Yes, but put these settings in the php.ini on your system, not in your code.

That statement was specific to the posted code’s error handling of echoing something, but not stopping execution past that point. Since you are removing all that connection error handling logic, and letting php catch any connection error, this problem goes away. Your main code will no longer be executed upon a connection error.

1 Like

Thank you again so much

I have an amazon lightsail server and manage it with serverpilot.io. Pretty easy to switch to different PHP versions, including PHP 8.

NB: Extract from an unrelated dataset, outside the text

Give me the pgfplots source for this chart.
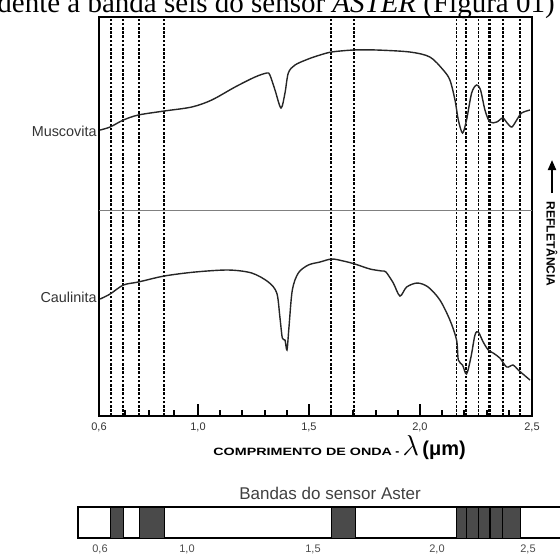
\documentclass[border=0pt]{standalone}
\usepackage{pgfplots}
\pgfplotsset{compat=1.18}
\usepackage{pgfplotstable}
\usepackage{graphicx}
\usepackage{fontspec}
\setmainfont{Liberation Sans}
\newfontfamily\timesfont{Liberation Serif}
\usetikzlibrary{arrows.meta}
\definecolor{bandgray}{HTML}{4A4A4A}

% spectra, reflectance in arbitrary units (0 = bottom of frame)
\pgfplotstableread{
x y
0.559 286
0.604 289
0.664 296
0.731 301
0.848 305
0.972 309
1.062 316
1.167 329
1.257 339
1.310 343
1.324 341
1.347 326
1.374 308
1.392 323
1.407 343
1.437 351
1.497 357
1.550 361
1.602 364
1.700 366
1.805 366
1.955 364
2.045 359
2.105 346
2.135 336
2.158 316
2.173 296
2.192 283
2.210 296
2.233 323
2.255 331
2.273 326
2.293 306
2.315 294
2.346 294
2.373 298
2.393 293
2.414 289
2.436 296
2.458 303
2.496 306
}\muscovita

\pgfplotstableread{
x y
0.559 117
0.604 122
0.664 131
0.731 134
0.848 140
0.987 144
1.137 146
1.242 143
1.317 134
1.355 123
1.369 99
1.380 78
1.392 76
1.401 66
1.410 89
1.425 126
1.452 143
1.497 151
1.550 154
1.602 157
1.655 155
1.707 152
1.775 147
1.828 145
1.847 144
1.880 133
1.910 120
1.940 129
1.988 133
2.037 129
2.090 116
2.135 96
2.165 76
2.173 56
2.192 51
2.210 42
2.230 59
2.248 81
2.263 84
2.285 74
2.308 66
2.330 63
2.360 58
2.391 49
2.420 51
2.443 46
2.496 36
}\caulinita

\begin{document}
\begin{tikzpicture}
\useasboundingbox (0pt,0pt) rectangle (280pt,-277pt);

\node[anchor=base west, inner sep=0pt, font=\timesfont\fontsize{14.5}{16}\selectfont]
  at (-1.5pt,-6pt) {dente à banda seis do sensor \textit{ASTER} (Figura 01)};

\begin{axis}[
  at={(49.5pt,-208pt)}, anchor=south west,
  scale only axis, width=216.5pt, height=199.5pt,
  xmin=0.554, xmax=2.505, ymin=0, ymax=399,
  axis line style={line width=1.2pt},
  ytick=\empty,
  xtick={0.554,1,1.5,2,2.505},
  xticklabels={{0,6},{1,0},{1,5},{2,0},{2,5}},
  minor xtick={0.67,0.78,0.89,1.1,1.2,1.3,1.4,1.6,1.7,1.8,1.9,2.1,2.2,2.3,2.4},
  xtick pos=left, tick align=inside,
  major tick length=6pt, minor tick length=3pt,
  tick style={black,line width=1pt},
  xticklabel style={font=\fontsize{5.5}{6}\selectfont, text=black!80},
]
% ASTER band edges
\addplot[ycomb, black, line width=0.9pt, dash pattern=on 1.3pt off 0.8pt] coordinates {
  (0.6068,399) (0.6635,399) (0.7356,399) (0.8468,399)
  (1.6005,399) (1.7041,399)
  (2.1644,399) (2.2072,399) (2.2635,399) (2.3108,399) (2.3176,399)
  (2.3725,399) (2.4505,399)};
\addplot[black!50, line width=0.5pt] coordinates {(0.554,206) (2.505,206)};
\addplot[black!85, line width=0.7pt, smooth, tension=0.5] table {\muscovita};
\addplot[black!85, line width=0.7pt, smooth, tension=0.5] table {\caulinita};
\end{axis}

\node[anchor=east, inner sep=0pt, font=\fontsize{7.2}{8}\selectfont, text=black!80] at (48.5pt,-65.5pt) {Muscovita};
\node[anchor=east, inner sep=0pt, font=\fontsize{7.2}{8}\selectfont, text=black!80] at (48.5pt,-148.5pt) {Caulinita};

\node[anchor=base west, inner sep=0pt] at (106.5pt,-227.75pt)
  {\scalebox{1.35}[1]{\bfseries\fontsize{5.3}{6}\selectfont COMPRIMENTO DE ONDA}\,{\bfseries\fontsize{6}{6}\selectfont -}\,{\fontsize{15}{15}\selectfont$\lambda$}\,{\bfseries\fontsize{10}{10}\selectfont(μm)}};

\draw[-{Triangle[length=5pt,width=4pt]}, line width=1pt] (276pt,-96.5pt) -- (276pt,-80pt);
\node[rotate=-90, inner sep=0pt, font=\bfseries\fontsize{6}{7}\selectfont] at (276pt,-122pt) {REFLETÂNCIA};

\node[font=\fontsize{8.5}{10}\selectfont, text=black!75] at (165pt,-246.5pt) {Bandas do sensor Aster};

\begin{axis}[
  at={(39pt,-269pt)}, anchor=south west,
  scale only axis, width=242pt, height=15.5pt,
  xmin=0.4595, xmax=2.6396, ymin=0, ymax=1,
  axis line style={line width=0.6pt},
  ytick=\empty,
  xtick={0.5586,0.9505,1.518,2.0766,2.4865},
  xticklabels={{0,6},{1,0},{1,5},{2,0},{2,5}},
  xtick pos=left, major tick length=0pt,
  xticklabel style={font=\fontsize{5.5}{6}\selectfont, text=black!70},
]
\addplot[fill=bandgray, draw=black, line width=0.3pt] coordinates {(0.6036,0) (0.6036,1) (0.6635,1) (0.6635,0)} --cycle;
\addplot[fill=bandgray, draw=black, line width=0.3pt] coordinates {(0.7342,0) (0.7342,1) (0.8468,1) (0.8468,0)} --cycle;
\addplot[fill=bandgray, draw=black, line width=0.3pt] coordinates {(1.6023,0) (1.6023,1) (1.7072,1) (1.7072,0)} --cycle;
\addplot[fill=bandgray, draw=black, line width=0.3pt] coordinates {(2.1622,0) (2.1622,1) (2.2072,1) (2.2072,0)} --cycle;
\addplot[fill=bandgray, draw=black, line width=0.3pt] coordinates {(2.2072,0) (2.2072,1) (2.2644,1) (2.2644,0)} --cycle;
\addplot[fill=bandgray, draw=black, line width=0.3pt] coordinates {(2.2644,0) (2.2644,1) (2.3122,1) (2.3122,0)} --cycle;
\addplot[fill=bandgray, draw=black, line width=0.3pt] coordinates {(2.3176,0) (2.3176,1) (2.3725,1) (2.3725,0)} --cycle;
\addplot[fill=bandgray, draw=black, line width=0.3pt] coordinates {(2.3725,0) (2.3725,1) (2.4505,1) (2.4505,0)} --cycle;
\end{axis}
\end{tikzpicture}
\end{document}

Try this validation declaration at the start of the file and notice the warnings:

<?php declare(strict_types=1);
// error_reporting(-1); // recommended maximum error reporting
ini_set(‘display_errors’, 1); // expects string value 

OK I have tried this. Please remember I am new to this, and as far as I can see declare(strict_types=1); will force PHP to only accept vars of the expected type ie not interpret a number as a string. So I will get an error with this example unles I change it to ini_set('display_errors', '0');

I guess you are telling me this is a good idea to prevent possible hacking / errors? But I also guess I need to accompany this in my code by defining vars as a particular type such as int x$ ?

I am not sure exactly what advice you are giving me. Is it OK to use these settings in my code rather than in the config file on the server if I set strict types or are you saying I should always enable strict types - I am a little confused.